In August 2019, NATO secretary general Jens Stoltenberg authored a bombastic op-ed declaring the military alliance would “guard its cyber domain and invoke collective defence if required.” A “serious cyberattack” on one member state could be “treated as an attack against us all,” he wrote, triggering Article 5 in the process. Fast forward two years, and Keith Alexander, US National Security Agency director 2005 - 2014, called on the ‘Five Eyes’ global spying network to construct a global unified cyberattack “radar”: “Imagine if we built a radar picture for cyber that covered not only what impacts Australia, but what impacts other countries, and we could share, in real time, threats that are hitting our countries…What we can do is share information and work together…Cyber is going to be hugely important for our future.
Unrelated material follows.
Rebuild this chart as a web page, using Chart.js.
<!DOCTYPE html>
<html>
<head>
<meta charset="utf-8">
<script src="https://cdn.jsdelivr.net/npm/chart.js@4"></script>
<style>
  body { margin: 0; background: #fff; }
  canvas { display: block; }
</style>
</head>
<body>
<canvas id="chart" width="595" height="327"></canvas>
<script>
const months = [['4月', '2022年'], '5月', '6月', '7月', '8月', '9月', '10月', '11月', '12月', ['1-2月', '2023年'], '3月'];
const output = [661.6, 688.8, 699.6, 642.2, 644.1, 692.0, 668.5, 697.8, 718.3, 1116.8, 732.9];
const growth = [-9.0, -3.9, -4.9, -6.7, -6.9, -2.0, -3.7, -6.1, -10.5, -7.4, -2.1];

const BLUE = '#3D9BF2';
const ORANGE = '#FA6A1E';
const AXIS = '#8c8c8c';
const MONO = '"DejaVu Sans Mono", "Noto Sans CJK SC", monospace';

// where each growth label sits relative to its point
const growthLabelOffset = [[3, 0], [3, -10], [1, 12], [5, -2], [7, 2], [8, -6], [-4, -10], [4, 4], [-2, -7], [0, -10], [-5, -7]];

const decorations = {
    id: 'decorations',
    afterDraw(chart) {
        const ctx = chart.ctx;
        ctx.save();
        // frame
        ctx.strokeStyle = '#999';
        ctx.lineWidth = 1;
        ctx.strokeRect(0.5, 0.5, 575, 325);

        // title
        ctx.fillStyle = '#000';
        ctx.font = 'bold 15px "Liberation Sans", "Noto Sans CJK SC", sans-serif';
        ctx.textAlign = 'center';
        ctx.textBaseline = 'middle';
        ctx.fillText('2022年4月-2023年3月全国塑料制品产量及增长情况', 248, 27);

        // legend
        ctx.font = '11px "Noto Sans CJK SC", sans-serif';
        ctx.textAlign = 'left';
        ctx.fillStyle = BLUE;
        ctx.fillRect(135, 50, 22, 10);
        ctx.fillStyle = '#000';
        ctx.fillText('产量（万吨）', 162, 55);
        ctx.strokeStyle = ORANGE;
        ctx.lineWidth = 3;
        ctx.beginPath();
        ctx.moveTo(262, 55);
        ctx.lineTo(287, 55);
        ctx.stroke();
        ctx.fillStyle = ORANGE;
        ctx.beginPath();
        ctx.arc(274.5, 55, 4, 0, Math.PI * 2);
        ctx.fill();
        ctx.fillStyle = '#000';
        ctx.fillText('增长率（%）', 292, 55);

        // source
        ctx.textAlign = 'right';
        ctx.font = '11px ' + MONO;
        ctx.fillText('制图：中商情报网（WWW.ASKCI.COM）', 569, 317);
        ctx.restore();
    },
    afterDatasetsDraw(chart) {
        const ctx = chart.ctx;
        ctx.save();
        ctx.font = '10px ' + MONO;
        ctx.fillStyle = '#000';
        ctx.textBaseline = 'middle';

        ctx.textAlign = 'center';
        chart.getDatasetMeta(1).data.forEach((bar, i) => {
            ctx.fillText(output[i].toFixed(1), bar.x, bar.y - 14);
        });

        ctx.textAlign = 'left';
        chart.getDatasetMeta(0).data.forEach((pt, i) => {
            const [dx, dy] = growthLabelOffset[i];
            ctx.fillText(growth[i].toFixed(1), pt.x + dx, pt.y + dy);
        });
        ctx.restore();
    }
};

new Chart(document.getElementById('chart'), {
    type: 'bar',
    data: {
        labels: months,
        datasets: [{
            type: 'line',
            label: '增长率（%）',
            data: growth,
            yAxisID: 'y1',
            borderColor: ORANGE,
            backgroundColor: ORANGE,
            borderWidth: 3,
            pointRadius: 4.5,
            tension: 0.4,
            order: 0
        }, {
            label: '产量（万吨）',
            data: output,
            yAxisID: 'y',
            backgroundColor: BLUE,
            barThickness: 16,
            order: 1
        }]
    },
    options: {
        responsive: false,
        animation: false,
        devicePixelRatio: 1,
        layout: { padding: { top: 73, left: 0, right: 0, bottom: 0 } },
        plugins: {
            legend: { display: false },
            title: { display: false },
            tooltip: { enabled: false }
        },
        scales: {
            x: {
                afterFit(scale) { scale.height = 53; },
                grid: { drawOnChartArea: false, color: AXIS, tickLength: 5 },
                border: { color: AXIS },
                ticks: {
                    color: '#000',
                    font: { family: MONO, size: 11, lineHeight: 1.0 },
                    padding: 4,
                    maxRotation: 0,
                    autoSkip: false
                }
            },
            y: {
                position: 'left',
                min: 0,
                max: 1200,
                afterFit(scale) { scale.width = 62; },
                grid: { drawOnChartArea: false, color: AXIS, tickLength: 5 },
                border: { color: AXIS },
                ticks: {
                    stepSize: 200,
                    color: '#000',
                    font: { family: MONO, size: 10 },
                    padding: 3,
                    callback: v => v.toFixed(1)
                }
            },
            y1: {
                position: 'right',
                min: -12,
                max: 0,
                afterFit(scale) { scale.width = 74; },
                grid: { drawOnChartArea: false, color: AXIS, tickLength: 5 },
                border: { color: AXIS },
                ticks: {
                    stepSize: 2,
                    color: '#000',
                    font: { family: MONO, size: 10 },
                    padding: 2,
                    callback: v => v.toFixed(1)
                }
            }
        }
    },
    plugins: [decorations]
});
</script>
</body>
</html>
It’s the one area where adversaries can attack Australia and the US without trying to cross the oceans…We have this anomaly: how are you gonna defend that which you can’t see?”
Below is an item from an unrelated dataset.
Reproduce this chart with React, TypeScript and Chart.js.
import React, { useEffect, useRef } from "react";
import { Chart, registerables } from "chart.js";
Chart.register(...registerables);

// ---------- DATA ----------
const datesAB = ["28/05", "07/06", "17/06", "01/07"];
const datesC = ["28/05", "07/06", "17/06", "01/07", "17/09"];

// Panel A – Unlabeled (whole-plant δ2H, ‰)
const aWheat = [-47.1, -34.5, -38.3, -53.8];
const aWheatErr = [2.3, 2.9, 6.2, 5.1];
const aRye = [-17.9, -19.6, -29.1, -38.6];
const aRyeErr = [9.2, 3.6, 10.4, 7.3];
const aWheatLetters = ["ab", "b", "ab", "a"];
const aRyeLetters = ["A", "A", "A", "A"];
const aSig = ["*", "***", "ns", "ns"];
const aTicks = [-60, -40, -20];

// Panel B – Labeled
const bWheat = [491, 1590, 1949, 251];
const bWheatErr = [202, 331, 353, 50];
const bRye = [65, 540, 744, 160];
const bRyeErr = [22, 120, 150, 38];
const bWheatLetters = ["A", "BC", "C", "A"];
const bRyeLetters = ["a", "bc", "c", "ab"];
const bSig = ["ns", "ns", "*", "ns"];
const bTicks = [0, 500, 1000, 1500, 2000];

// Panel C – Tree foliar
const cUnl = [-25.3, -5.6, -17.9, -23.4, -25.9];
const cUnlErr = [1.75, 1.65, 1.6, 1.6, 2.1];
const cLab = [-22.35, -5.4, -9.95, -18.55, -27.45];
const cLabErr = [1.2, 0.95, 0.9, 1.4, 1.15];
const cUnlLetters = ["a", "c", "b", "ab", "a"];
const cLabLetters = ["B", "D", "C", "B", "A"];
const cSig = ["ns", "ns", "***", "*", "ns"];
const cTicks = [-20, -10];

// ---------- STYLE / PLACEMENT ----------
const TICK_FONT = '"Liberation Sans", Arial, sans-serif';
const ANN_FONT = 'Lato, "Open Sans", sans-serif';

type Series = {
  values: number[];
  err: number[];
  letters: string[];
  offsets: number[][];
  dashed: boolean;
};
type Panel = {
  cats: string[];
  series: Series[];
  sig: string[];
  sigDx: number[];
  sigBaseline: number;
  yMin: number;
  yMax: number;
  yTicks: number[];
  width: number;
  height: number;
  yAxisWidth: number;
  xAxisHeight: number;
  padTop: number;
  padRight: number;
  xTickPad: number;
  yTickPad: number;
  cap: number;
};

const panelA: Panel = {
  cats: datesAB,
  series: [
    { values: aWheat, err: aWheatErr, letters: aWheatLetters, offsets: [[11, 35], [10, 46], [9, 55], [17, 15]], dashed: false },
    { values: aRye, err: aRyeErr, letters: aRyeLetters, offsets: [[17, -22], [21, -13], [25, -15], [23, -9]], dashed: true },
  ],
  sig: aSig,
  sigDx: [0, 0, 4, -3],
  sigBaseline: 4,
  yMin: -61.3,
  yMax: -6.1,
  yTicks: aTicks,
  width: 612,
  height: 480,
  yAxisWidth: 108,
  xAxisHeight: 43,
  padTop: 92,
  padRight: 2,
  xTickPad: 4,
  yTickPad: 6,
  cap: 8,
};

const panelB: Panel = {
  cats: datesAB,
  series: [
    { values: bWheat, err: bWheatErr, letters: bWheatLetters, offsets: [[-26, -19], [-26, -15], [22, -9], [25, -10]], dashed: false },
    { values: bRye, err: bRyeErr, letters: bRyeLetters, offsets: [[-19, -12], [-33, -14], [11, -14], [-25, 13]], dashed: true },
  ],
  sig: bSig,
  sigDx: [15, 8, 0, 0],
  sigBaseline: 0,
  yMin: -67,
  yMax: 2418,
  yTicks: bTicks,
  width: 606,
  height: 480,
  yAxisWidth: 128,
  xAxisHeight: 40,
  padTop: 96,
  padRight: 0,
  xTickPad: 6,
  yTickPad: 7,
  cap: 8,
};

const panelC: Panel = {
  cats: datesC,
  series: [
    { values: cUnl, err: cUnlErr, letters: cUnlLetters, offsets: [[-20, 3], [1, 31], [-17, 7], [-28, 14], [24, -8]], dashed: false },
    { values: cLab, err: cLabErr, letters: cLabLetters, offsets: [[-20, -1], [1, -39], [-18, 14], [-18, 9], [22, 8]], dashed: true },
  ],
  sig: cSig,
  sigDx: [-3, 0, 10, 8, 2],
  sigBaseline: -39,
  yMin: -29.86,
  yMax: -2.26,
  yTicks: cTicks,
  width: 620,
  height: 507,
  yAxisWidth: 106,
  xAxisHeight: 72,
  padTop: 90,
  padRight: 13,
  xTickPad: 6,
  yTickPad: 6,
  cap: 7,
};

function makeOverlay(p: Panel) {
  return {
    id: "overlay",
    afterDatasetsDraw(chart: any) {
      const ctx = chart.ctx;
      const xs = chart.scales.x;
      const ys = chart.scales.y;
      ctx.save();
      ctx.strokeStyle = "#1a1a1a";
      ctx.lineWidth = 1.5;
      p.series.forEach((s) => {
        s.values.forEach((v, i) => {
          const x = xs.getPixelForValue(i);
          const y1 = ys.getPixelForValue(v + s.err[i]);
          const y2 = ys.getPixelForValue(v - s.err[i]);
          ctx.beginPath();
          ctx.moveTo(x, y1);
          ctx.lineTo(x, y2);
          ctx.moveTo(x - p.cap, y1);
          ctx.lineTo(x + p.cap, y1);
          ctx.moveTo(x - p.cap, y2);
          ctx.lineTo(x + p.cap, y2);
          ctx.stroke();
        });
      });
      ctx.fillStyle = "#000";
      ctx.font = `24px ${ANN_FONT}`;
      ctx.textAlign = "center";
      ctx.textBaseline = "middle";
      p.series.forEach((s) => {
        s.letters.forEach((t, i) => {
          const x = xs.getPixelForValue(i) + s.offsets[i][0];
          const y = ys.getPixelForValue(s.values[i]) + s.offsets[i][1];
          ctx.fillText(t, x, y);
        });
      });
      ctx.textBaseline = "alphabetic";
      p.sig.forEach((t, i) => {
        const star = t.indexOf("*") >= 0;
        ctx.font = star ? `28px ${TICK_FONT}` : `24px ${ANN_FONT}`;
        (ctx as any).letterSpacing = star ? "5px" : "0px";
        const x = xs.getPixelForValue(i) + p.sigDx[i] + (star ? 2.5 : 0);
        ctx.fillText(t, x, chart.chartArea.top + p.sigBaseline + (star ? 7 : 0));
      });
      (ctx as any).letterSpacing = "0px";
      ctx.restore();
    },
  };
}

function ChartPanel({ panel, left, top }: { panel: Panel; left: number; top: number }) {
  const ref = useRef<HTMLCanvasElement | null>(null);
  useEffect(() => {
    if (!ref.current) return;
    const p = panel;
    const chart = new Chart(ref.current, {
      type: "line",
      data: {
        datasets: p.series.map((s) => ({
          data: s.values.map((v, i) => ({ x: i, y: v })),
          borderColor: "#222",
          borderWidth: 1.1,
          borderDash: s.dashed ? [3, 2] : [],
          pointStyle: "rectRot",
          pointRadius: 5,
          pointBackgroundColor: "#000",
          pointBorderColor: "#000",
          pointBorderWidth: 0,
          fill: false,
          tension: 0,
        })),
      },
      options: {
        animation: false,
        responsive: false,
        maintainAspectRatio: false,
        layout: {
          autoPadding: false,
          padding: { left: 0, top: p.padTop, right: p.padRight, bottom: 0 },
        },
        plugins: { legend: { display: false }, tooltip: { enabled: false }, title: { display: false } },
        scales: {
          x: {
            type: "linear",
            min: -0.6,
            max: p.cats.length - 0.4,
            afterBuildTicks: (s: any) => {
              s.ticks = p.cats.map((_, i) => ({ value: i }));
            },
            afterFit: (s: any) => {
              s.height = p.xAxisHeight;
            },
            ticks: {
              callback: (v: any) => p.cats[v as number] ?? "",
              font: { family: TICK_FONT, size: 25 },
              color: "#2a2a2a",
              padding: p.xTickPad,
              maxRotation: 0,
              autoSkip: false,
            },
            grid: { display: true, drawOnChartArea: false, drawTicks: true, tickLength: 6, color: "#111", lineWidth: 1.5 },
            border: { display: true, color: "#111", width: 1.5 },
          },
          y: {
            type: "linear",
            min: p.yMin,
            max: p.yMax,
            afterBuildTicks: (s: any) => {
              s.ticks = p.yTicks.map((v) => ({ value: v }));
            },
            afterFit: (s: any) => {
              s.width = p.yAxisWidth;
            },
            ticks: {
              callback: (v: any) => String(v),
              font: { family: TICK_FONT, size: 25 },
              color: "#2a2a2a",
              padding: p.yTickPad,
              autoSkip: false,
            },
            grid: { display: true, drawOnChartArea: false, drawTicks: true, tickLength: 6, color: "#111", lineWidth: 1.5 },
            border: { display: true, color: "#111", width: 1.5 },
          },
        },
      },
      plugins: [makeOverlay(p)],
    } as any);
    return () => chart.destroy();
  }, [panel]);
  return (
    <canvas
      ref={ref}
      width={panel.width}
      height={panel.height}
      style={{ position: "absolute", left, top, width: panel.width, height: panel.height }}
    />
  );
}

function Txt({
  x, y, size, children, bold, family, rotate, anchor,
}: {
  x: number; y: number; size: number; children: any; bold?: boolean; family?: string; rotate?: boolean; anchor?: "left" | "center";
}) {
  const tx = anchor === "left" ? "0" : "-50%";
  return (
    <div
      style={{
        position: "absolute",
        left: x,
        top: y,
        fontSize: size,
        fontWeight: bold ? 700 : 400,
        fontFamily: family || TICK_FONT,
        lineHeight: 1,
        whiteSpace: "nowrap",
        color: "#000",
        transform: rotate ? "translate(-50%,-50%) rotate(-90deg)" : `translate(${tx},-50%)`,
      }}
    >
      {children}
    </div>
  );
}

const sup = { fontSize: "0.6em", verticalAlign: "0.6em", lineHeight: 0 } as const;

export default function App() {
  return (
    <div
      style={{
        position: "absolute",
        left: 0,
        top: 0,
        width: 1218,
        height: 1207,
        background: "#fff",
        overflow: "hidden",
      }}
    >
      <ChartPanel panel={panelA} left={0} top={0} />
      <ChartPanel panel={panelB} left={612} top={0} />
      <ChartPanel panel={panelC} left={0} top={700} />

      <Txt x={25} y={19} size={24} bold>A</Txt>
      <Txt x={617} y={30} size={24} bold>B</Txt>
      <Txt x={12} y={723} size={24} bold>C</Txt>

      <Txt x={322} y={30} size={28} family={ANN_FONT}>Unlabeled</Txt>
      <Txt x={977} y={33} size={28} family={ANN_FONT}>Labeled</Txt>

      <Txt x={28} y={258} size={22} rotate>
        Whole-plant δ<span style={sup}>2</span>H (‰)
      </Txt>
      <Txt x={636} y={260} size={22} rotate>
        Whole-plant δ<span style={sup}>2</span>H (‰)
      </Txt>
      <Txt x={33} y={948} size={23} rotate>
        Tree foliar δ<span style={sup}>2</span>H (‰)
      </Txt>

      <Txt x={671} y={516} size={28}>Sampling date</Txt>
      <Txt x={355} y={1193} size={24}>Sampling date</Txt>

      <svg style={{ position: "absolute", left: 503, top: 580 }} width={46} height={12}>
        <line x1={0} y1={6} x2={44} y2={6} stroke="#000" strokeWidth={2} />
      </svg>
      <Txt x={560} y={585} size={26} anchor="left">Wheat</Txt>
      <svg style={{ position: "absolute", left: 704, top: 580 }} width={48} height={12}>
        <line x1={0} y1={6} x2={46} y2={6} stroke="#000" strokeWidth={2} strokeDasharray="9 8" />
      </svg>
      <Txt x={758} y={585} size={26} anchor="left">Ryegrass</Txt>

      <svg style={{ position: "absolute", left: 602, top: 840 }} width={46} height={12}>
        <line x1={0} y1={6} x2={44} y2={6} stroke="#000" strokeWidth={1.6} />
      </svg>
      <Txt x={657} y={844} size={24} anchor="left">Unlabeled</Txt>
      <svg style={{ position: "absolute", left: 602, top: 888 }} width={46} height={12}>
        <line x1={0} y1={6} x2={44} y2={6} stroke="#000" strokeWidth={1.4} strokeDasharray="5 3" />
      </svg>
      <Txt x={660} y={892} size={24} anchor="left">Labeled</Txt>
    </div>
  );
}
Alexander, who lied brazenly to the public about his agency’s spying capabilities - including while while testifying under oath to Congress - during his time as NSA chief, suggested this worldwide dragnet would contribute significantly to collective defence, in the obvious spirit of NATO’s Article 5. Given “proposals” for Orwellian, futuristic resources from Western politicians and military and intelligence officials almost invariably presage their real-world rollout, we can only assume in light of Bauer’s announcement such a “radar” is incoming.

‘Security Failures’

This interpretation is reinforced by Bauer observing how invoking Article 5 could only happen once it was confirmed a cyberattack was carried out by a state actor, not a private person or structure. “In that case, it would not be clear who to go to war with,” he added. It’s certainly a source of some relief that NATO is committed to securing clarity on “who to go to war with”, before launching a military “response” to a cyberattack.

However, these comments illuminate a very obvious, grave problem with adding cyberattacks to Article 5’s ambit. Identifying who or what is responsible for them to an absolute certainty is extremely difficult. This task is further complicated by a frequent lack of certainty over whether hackers operating from a particular state are doing so at the behest of authorities. For example, much has been made in Britain recently of  Russian hacking group Qilin, which supposedly infiltrated NHS servers.

Further muddying the picture, it has been confirmed that Western intelligence services can falsely attribute cyberattacks, with devastating effect. In 2017, CIA files published by WikiLeaks revealed how the Agency masks its hacking exploits, to make it appear another state actor was responsible. Dubbed ‘Marble Framework’, among other things the resource inserts foreign-language text into malware source codes to misdirect security analysts. The Framework can obfuscate in this manner via Arabic, Chinese, English, Farsi, Korean, and Russian.”

Dat betekent dat de NAVO, of tenminste een aantal oorlogshaviken in deze organisatie, het recht menen te hebben om op basis van vermeende en dubieuze ‘cyberattacks’ andere landen aan te vallen, waarvan de bron helemaal niet te controleren is. Ga er dan maar van uit dat geheime diensten zelf cyberattacks kunnen simuleren op eigen instellingen en kunnen misbruiken als oncontroleerbare ‘aanvallen’ om oorlogen te beginnen.
Men zoekt dus naar nieuwe smoezen om een oorlog te kunnen rechtvaardigen.